When will Alex Murdaugh be tried on state financial crimes? SC lawyers fight over date

A South Carolina judge on Friday set a Sept. 11 date for opposing attorneys to meet to decide when convicted double-murderer Alex Murdaugh should stand trial for a host of alleged financial crimes.

Prosecutor Creighton Waters, with the S.C. Attorney General’s Office, told Judge Clifton Newman Friday that he prefers to have a trial later this fall — not next year — on at least some of the charges against Murdaugh.

But Murdaugh’s attorney Dick Harpootlian said his year is stacked, in part, because of legislative duties given he is a state senator from Richland County and has what is called “legislative immunity” from court appearances through July.

Harpootlian said he also wants to visit his wife, Jamie, the U.S. ambassador to Slovenia, and he hopes this year to dispose of a massive civil case against the state Department of Social Services over alleged neglect of five murdered young children.

Since Murdaugh, once a prominent attorney from Hampton County, was just convicted in March of the murders of his wife, Maggie, and youngest son, Paul, it will likely be hard to find an unbiased jury, especially since the trial was televised and viewed by millions of people, Harpootlian told the judge.

Alex Murdaugh faces charges in estate theft

Murdaugh, 55, in state prison serving two consecutive life sentences for double murder, faces some 100 additional charges, mainly financial, in five separate Lowcountry counties.
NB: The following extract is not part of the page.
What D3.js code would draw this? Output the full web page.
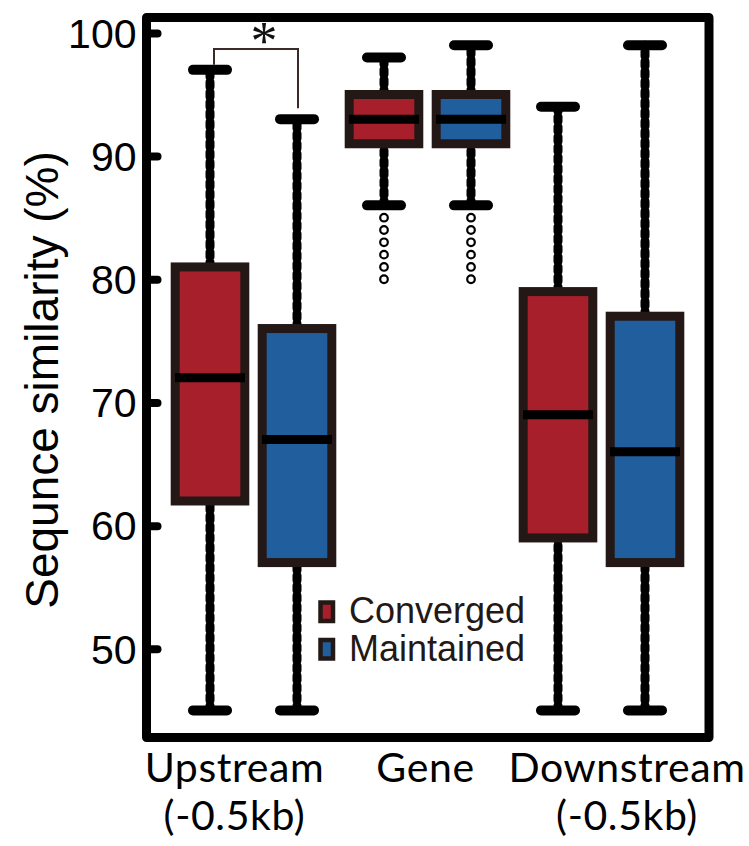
<!DOCTYPE html>
<html>
<head>
<meta charset="utf-8">
<script src="https://cdn.jsdelivr.net/npm/d3@7"></script>
<style>
  body { margin: 0; background: #fff; }
  svg { display: block; }
</style>
</head>
<body>
<svg id="chart" width="749" height="846"></svg>
<script>
// data
const groups = ['Upstream', 'Gene', 'Downstream'];
const series = ['Converged', 'Maintained'];
const seriesColors = ['#a81f2c', '#215e9e'];
// one entry per box, order: group by group, converged then maintained
const lowWhisker = [45, 45, 86, 86, 45, 45];
const q1Values = [62, 57, 91, 91, 59, 57];
const medians = [72, 67, 93, 93, 69, 66];
const q3Values = [81, 76, 95, 95, 79, 77];
const highWhisker = [97, 93, 98, 99, 94, 99];
const outliers = [[], [], [85, 84, 83, 82, 81, 80], [85, 84, 83, 82, 81, 80], [], []];
const yTicks = [50, 60, 70, 80, 90, 100];
const xLabelLines = [['Upstream', '(-0.5kb)'], ['Gene'], ['Downstream', '(-0.5kb)']];
const xLabelShift = [-19, -2, 25.5];

const svg = d3.select('#chart');
const frame = { left: 146.5, right: 709, top: 17.5, bottom: 737.5 };

const y = d3.scaleLinear().domain([42.8, 101.25]).range([frame.bottom, frame.top]);
const x0 = d3.scaleBand().domain(groups).range([166.5, 688.5]);
const x1 = d3.scaleBand().domain(series).range([0, x0.bandwidth()]);

const boxes = groups.flatMap((g, i) => series.map((s, j) => {
  let k = i * 2 + j;
  return {
    group: g, series: s, color: seriesColors[j],
    lo: lowWhisker[k], q1: q1Values[k], med: medians[k], q3: q3Values[k], hi: highWhisker[k],
    out: outliers[k],
    cx: x0(g) + x1(s) + x1.bandwidth() / 2,
  };
}));

const boxW = x1.bandwidth() * 0.8;
const capHalf = 17;

// whiskers (thick, beaded)
let wg = svg.append('g');
boxes.forEach(b => {
  [[b.lo, b.q1], [b.q3, b.hi]].forEach(seg => {
    wg.append('line')
      .attr('x1', b.cx).attr('x2', b.cx)
      .attr('y1', y(seg[0])).attr('y2', y(seg[1]))
      .attr('stroke', '#000')
      .attr('stroke-width', 9)
      .attr('stroke-linecap', 'round')
      .attr('stroke-dasharray', '5 5');
  });
  [b.lo, b.hi].forEach(v => {
    wg.append('line')
      .attr('x1', b.cx - capHalf).attr('x2', b.cx + capHalf)
      .attr('y1', y(v)).attr('y2', y(v))
      .attr('stroke', '#000')
      .attr('stroke-width', 10)
      .attr('stroke-linecap', 'round');
  });
  b.out.forEach(v => {
    wg.append('circle')
      .attr('cx', b.cx).attr('cy', y(v)).attr('r', 3.8)
      .attr('fill', '#fff')
      .attr('stroke', '#000')
      .attr('stroke-width', 2.2);
  });
});

// boxes
let bg = svg.append('g');
bg.selectAll('rect')
  .data(boxes)
  .join('rect')
  .attr('x', d => d.cx - boxW / 2)
  .attr('y', d => y(d.q3))
  .attr('width', boxW)
  .attr('height', d => y(d.q1) - y(d.q3))
  .attr('fill', d => d.color)
  .attr('stroke', '#231815')
  .attr('stroke-width', 9);

bg.selectAll('line.median')
  .data(boxes)
  .join('line')
  .attr('class', 'median')
  .attr('x1', d => d.cx - 35).attr('x2', d => d.cx + 35)
  .attr('y1', d => y(d.med)).attr('y2', d => y(d.med))
  .attr('stroke', '#000')
  .attr('stroke-width', 9);

// significance bracket
const bx1 = boxes[0].cx + 4, bx2 = boxes[1].cx + 1;
svg.append('path')
  .attr('d', `M${bx1},${y(97) - 5}V${y(98.7)}H${bx2}V${y(93) - 11}`)
  .attr('fill', 'none')
  .attr('stroke', '#3a2a28')
  .attr('stroke-width', 2);
svg.append('text')
  .attr('x', (bx1 + bx2) / 2 + 8)
  .attr('y', 59)
  .attr('text-anchor', 'middle')
  .attr('font-family', '"Liberation Serif", serif')
  .attr('font-size', 54)
  .attr('fill', '#111')
  .text('*');

// frame
svg.append('rect')
  .attr('x', frame.left).attr('y', frame.top)
  .attr('width', frame.right - frame.left)
  .attr('height', frame.bottom - frame.top)
  .attr('fill', 'none')
  .attr('stroke', '#000')
  .attr('stroke-width', 9)
  .attr('stroke-linejoin', 'round');

// y axis, ticks pointing inward
let yAxis = svg.append('g')
  .attr('transform', `translate(${frame.left},0)`)
  .call(d3.axisLeft(y).tickValues(yTicks).tickSizeInner(-11).tickSizeOuter(0).tickPadding(10));
yAxis.select('.domain').remove();
yAxis.selectAll('.tick line')
  .attr('stroke', '#000')
  .attr('stroke-width', 8)
  .attr('stroke-linecap', 'round');
yAxis.selectAll('.tick text')
  .attr('font-family', '"Liberation Sans", Arial, sans-serif')
  .attr('font-size', 41)
  .attr('fill', '#000')
  .attr('dy', '0.35em');

svg.append('text')
  .attr('transform', 'translate(58,380) rotate(-90)')
  .attr('text-anchor', 'middle')
  .attr('font-family', '"Liberation Sans", Arial, sans-serif')
  .attr('font-size', 46)
  .attr('fill', '#000')
  .text('Sequnce similarity (%)');

// x labels
groups.forEach((g, i) => {
  xLabelLines[i].forEach((line, li) => {
    svg.append('text')
      .attr('x', x0(g) + x0.bandwidth() / 2 + xLabelShift[i])
      .attr('y', 782 + li * 48)
      .attr('text-anchor', 'middle')
      .attr('font-family', 'Lato, sans-serif')
      .attr('font-size', 41)
      .attr('letter-spacing', 0.6)
      .attr('fill', '#000')
      .text(line);
  });
});

// legend
let lg = svg.append('g');
series.forEach((s, i) => {
  lg.append('rect')
    .attr('x', 320.5).attr('y', 602.5 + i * 37.5)
    .attr('width', 12.5).attr('height', 18.5)
    .attr('fill', seriesColors[i])
    .attr('stroke', '#231815')
    .attr('stroke-width', 4.5);
  lg.append('text')
    .attr('x', 349).attr('y', 623 + i * 38)
    .attr('font-family', '"Liberation Sans", Arial, sans-serif')
    .attr('font-size', 36)
    .attr('fill', '#231815')
    .text(s);
});
</script>
</body>
</html>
The crimes involve money laundering, embezzlement, computer crimes, and the theft of more than $9 million in stolen money.

Waters told Newman that Beaufort County would be a logical place to have Murdaugh’s first trial because that county was the site of his biggest alleged theft.
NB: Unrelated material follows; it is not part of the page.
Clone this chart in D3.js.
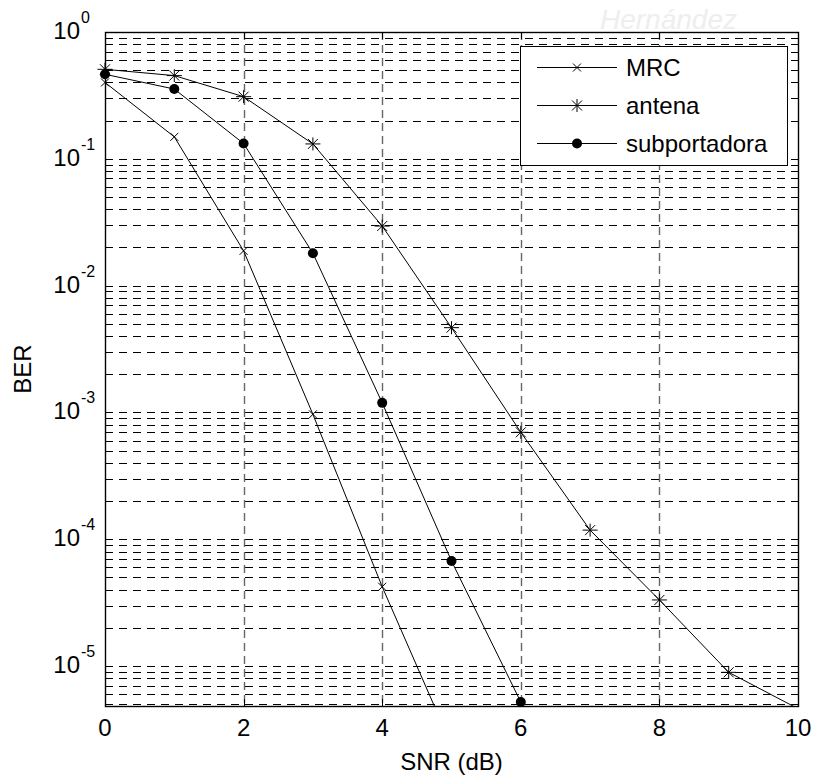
<html>
<head>
<meta charset="utf-8">
<style>
  body { margin: 0; background: #fff; }
  text { font-family: Arial, "Liberation Sans", sans-serif; fill: #000; }
</style>
</head>
<body>
<script src="https://cdnjs.cloudflare.com/ajax/libs/d3/7.8.5/d3.min.js"></script>
<svg id="chart" width="816" height="776"></svg>
<script>
// ---- data ----
var snr = [0, 1, 2, 3, 4, 5, 6, 7, 8, 9, 10];
var mrc = [0.40, 0.149, 0.0188, 9.66e-4, 4.22e-5, 2.37e-6];
var antena = [0.508, 0.453, 0.309, 0.131, 0.0295, 4.66e-3, 6.97e-4, 1.18e-4, 3.32e-5, 8.92e-6, 4.61e-6];
var subportadora = [0.464, 0.355, 0.132, 0.0180, 1.19e-3, 6.73e-5, 5.2e-6];
var seriesNames = ["MRC", "antena", "subportadora"];
var seriesMarkers = ["x", "star", "dot"];
var xTicks = [0, 2, 4, 6, 8, 10];
var yExponents = [0, -1, -2, -3, -4, -5];
var yMin = 4.84e-6;

var pL = 105, pR = 798, pT = 32, pB = 706;
var svg = d3.select("#chart");

// faint watermark behind the figure
svg.append("text")
    .attr("x", 600).attr("y", 29)
    .style("font-size", "28px").style("font-style", "italic")
    .style("fill", "#eeeeee")
    .text("Hernández");

var x = d3.scaleLinear().domain([0, 10]).range([pL, pR]);
var y = d3.scaleLog().domain([yMin, 1]).range([pB, pT]);

svg.append("rect")
    .attr("x", pL).attr("y", pT)
    .attr("width", pR - pL).attr("height", pB - pT)
    .attr("fill", "#fff");

// log grid values (majors + minors inside the domain)
var gridVals = [];
for (var e = -6; e <= 0; e++) {
    for (var m = 1; m <= 9; m++) {
        var v = m * Math.pow(10, e);
        if (v >= yMin && v <= 1) gridVals.push({ v: v, major: m === 1 });
    }
}

var grid = svg.append("g");
grid.selectAll(".hg")
    .data(gridVals.filter(function (d) { return d.v < 1; }))
    .join("line")
    .attr("x1", pL).attr("x2", pR)
    .attr("y1", function (d) { return Math.round(y(d.v)) + 0.5; })
    .attr("y2", function (d) { return Math.round(y(d.v)) + 0.5; })
    .attr("stroke", "#000").attr("stroke-width", 1)
    .attr("stroke-dasharray", "8,6");

grid.selectAll(".vg")
    .data(xTicks.filter(function (d) { return d > 0 && d < 10; }))
    .join("line")
    .attr("x1", function (d) { return Math.round(x(d)) + 0.5; })
    .attr("x2", function (d) { return Math.round(x(d)) + 0.5; })
    .attr("y1", pT).attr("y2", pB)
    .attr("stroke", "#666").attr("stroke-width", 1.4)
    .attr("stroke-dasharray", "8,5");

// ticks (inward, both sides)
var ticks = svg.append("g").attr("stroke", "#000").attr("stroke-width", 1);
gridVals.forEach(function (d) {
    var len = d.major ? 7 : 4;
    var yy = Math.round(y(d.v)) + 0.5;
    ticks.append("line").attr("x1", pL).attr("x2", pL + len).attr("y1", yy).attr("y2", yy);
    ticks.append("line").attr("x1", pR).attr("x2", pR - len).attr("y1", yy).attr("y2", yy);
});
xTicks.forEach(function (t) {
    var xx = Math.round(x(t)) + 0.5;
    ticks.append("line").attr("x1", xx).attr("x2", xx).attr("y1", pB).attr("y2", pB - 7);
    ticks.append("line").attr("x1", xx).attr("x2", xx).attr("y1", pT).attr("y2", pT + 7);
});

// series lines, clipped to the axes box
svg.append("clipPath").attr("id", "plotclip")
    .append("rect").attr("x", pL).attr("y", pT)
    .attr("width", pR - pL).attr("height", pB - pT);

var allSeries = [mrc, antena, subportadora];
var line = d3.line()
    .x(function (d, i) { return x(snr[i]); })
    .y(function (d) { return y(d); });

var plot = svg.append("g");
plot.selectAll(".series")
    .data(allSeries)
    .join("path")
    .attr("clip-path", "url(#plotclip)")
    .attr("d", line)
    .attr("fill", "none").attr("stroke", "#000").attr("stroke-width", 1);

function drawMarker(g, kind, cx, cy) {
    if (kind === "x") {
        g.append("path").attr("d", "M" + (cx - 4) + "," + (cy - 4) + "L" + (cx + 4) + "," + (cy + 4) +
            "M" + (cx - 4) + "," + (cy + 4) + "L" + (cx + 4) + "," + (cy - 4))
            .attr("stroke", "#000").attr("stroke-width", 1).attr("fill", "none");
    } else if (kind === "star") {
        g.append("path").attr("d", "M" + (cx - 7.5) + "," + cy + "L" + (cx + 7.5) + "," + cy +
            "M" + cx + "," + (cy - 6.5) + "L" + cx + "," + (cy + 6.5) +
            "M" + (cx - 5) + "," + (cy - 5) + "L" + (cx + 5) + "," + (cy + 5) +
            "M" + (cx - 5) + "," + (cy + 5) + "L" + (cx + 5) + "," + (cy - 5))
            .attr("stroke", "#000").attr("stroke-width", 1).attr("fill", "none");
    } else {
        g.append("circle").attr("cx", cx).attr("cy", cy).attr("r", 5).attr("fill", "#000");
    }
}

allSeries.forEach(function (s, k) {
    s.forEach(function (v, i) {
        if (v >= yMin) drawMarker(plot, seriesMarkers[k], x(snr[i]), y(v));
    });
});

// axes box
svg.append("rect")
    .attr("x", pL + 0.5).attr("y", pT + 0.5)
    .attr("width", pR - pL).attr("height", pB - pT)
    .attr("fill", "none").attr("stroke", "#000").attr("stroke-width", 1.4);

// tick labels
var labels = svg.append("g");
xTicks.forEach(function (t) {
    labels.append("text").attr("x", x(t)).attr("y", pB + 30)
        .attr("text-anchor", "middle").style("font-size", "24px").text(t);
});
yExponents.forEach(function (e) {
    var yy = y(Math.pow(10, e));
    labels.append("text").attr("x", 80).attr("y", yy + 7)
        .attr("text-anchor", "end").style("font-size", "24px").text("10");
    labels.append("text").attr("x", 81).attr("y", yy - 9)
        .style("font-size", "16px").text(e);
});

svg.append("text").attr("x", (pL + pR) / 2).attr("y", 770)
    .attr("text-anchor", "middle").style("font-size", "24px").text("SNR (dB)");
svg.append("text")
    .attr("transform", "translate(31," + ((pT + pB) / 2) + ") rotate(-90)")
    .attr("text-anchor", "middle").style("font-size", "24px").text("BER");

// legend
var lg = svg.append("g");
lg.append("rect").attr("x", 520.5).attr("y", 46.5).attr("width", 267).attr("height", 119)
    .attr("fill", "#fff").attr("stroke", "#000").attr("stroke-width", 1);
var rowY = [67.5, 105.5, 143.5];
seriesNames.forEach(function (name, k) {
    lg.append("line").attr("x1", 537).attr("x2", 617).attr("y1", rowY[k]).attr("y2", rowY[k])
        .attr("stroke", "#000").attr("stroke-width", 1);
    drawMarker(lg, seriesMarkers[k], 577, rowY[k]);
    lg.append("text").attr("x", 626).attr("y", rowY[k] + 8.5)
        .style("font-size", "24px").text(name);
});
</script>
</body>
</html>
“We’ll do whatever we need to do,” Waters said. “I think Beaufort’s probably the best place.”

Beaufort County is where Murdaugh and his longtime friend, Beaufort lawyer Cory Fleming, schemed to steal $4.3 million from the estate of Gloria Satterfield, Murdaugh’s longtime housekeeper who died in February 2018 after falling at his house.

In all, Murdaugh faces state charges involving the theft from numerous victims of some $9 million from 2011 to 2021.

Over two years, in 2018 and 2019, Murdaugh and Fleming arranged for his personal liability insurers to send $4.3 million to Satterfield’s estate, then they stole the money, with Murdaugh getting most of it, according to state charges.

Fleming pleaded guilty Thursday in federal court to charges involving stealing from the Satterfield estate.

He is scheduled to go to trial in state court in Beaufort County also on Sept. 11.

He faces 18 state charges in all connected to the Satterfield thefts, including conspiracy, making false statements in an insurance claim, breach of trust, money laundering and computer crimes.

Fleming’s lawyer, Debbie Barbier, declined to comment.

Will Murdaugh go to trial on financial crimes in 2023?

For Murdaugh, with Harpootlian’s legislative job that state law exempts him from appearing in court from roughly January to August, there’s really “only two, three months” to try him this year, Waters told Newman.

Newman, who presided over Murdaugh’s murder trial, told the attorneys that he will not be available to handle a trial after Jan. 1, 2024, since he turns 72 this year. Under the state’s mandatory retirement law, Newman must retire at the end of this year.

“My calendar will be out of the picture,” Newman said. “My tenure’s up Dec. 31.”

Complicating the picture is the recent federal indictment against Murdaugh, accusing him of more than $7 million of various financial crimes dating back to 2005, including the money stolen from the Satterfield estate.

It is not clear how the South Carolina U.S. Attorney’s Office and the state Attorney General’s Office will reconcile their schedules in what are parallel prosecutions, since charges by each office cover roughly the same sets of crimes.

“We enjoy a really good working relationship with the Attorney General’s Office,” assistant U.S. Attorney Emily Limehouse told reporters Thursday after Fleming pleaded guilty to one federal count of conspiracy to commit wire fraud in the Satterfield case.

“Out of deference to our state partners,” Limehouse said that federal prosecutors delayed charging both Murdaugh and Fleming with federal financial crimes until after the state prosecuted Murdaugh on the murder charges.

“Our main goals are to hold everybody accountable for these crimes and to make the victims whole,” she said.